Меня несли из главного корпуса куда-то вглубь участка. Куда-то далеко за конюшни и луга, сам корпус теперь казался таким маленьким, что приходилось напрягать зрение, чтобы его разглядеть. Сестра Лучия не сбивалась с ритма и монотонно продолжала идти с тяжелой ношей в виде меня на плече.

   -Эй, -воззвала я, - я и сама идти могу. Тебе же тяжело. -Отпусти.

   Она не произнесла ни слова с того момента, как я ее увидела и полностью игнорировала все, что я говорю. Похоже, монахиня отбывала свой обет молчания.
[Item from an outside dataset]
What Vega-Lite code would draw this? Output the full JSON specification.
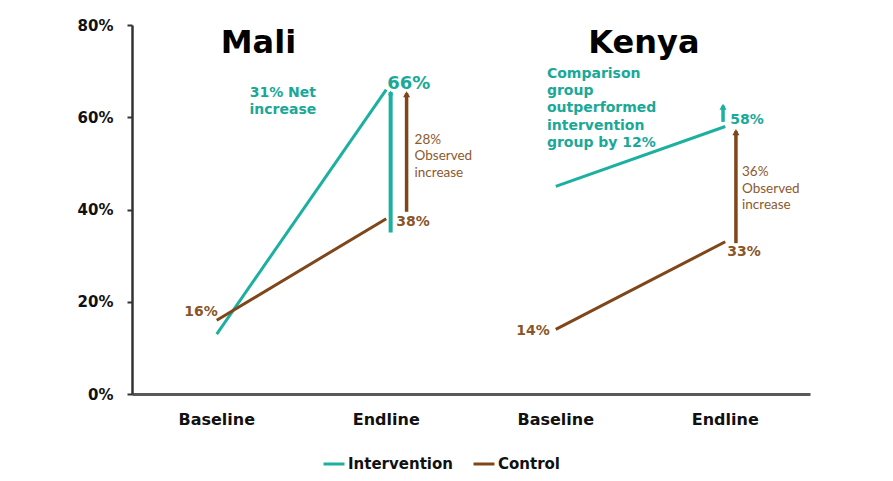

   Я почувствовала, что в том месте, где заканчиваются ребра проступают первые синяки. Вообще, быть ношей на плече у великанши занятие не из приятных. Мне натирала ряса, тело висело, словно тряпичная кукла, от этого каждый ухаб был болезненным. Я перестала требовать поставить меня на ноги и решила смириться. Странно было то, что местная горилла, казалось, ничуть не устала, а ведь я дама высокая, соответственно далеко не легкая. От демонстрации ее силы, мне стало не по себе.

    Спустя где-то еще полчаса мы приблизились к небольшой деревянной постройке.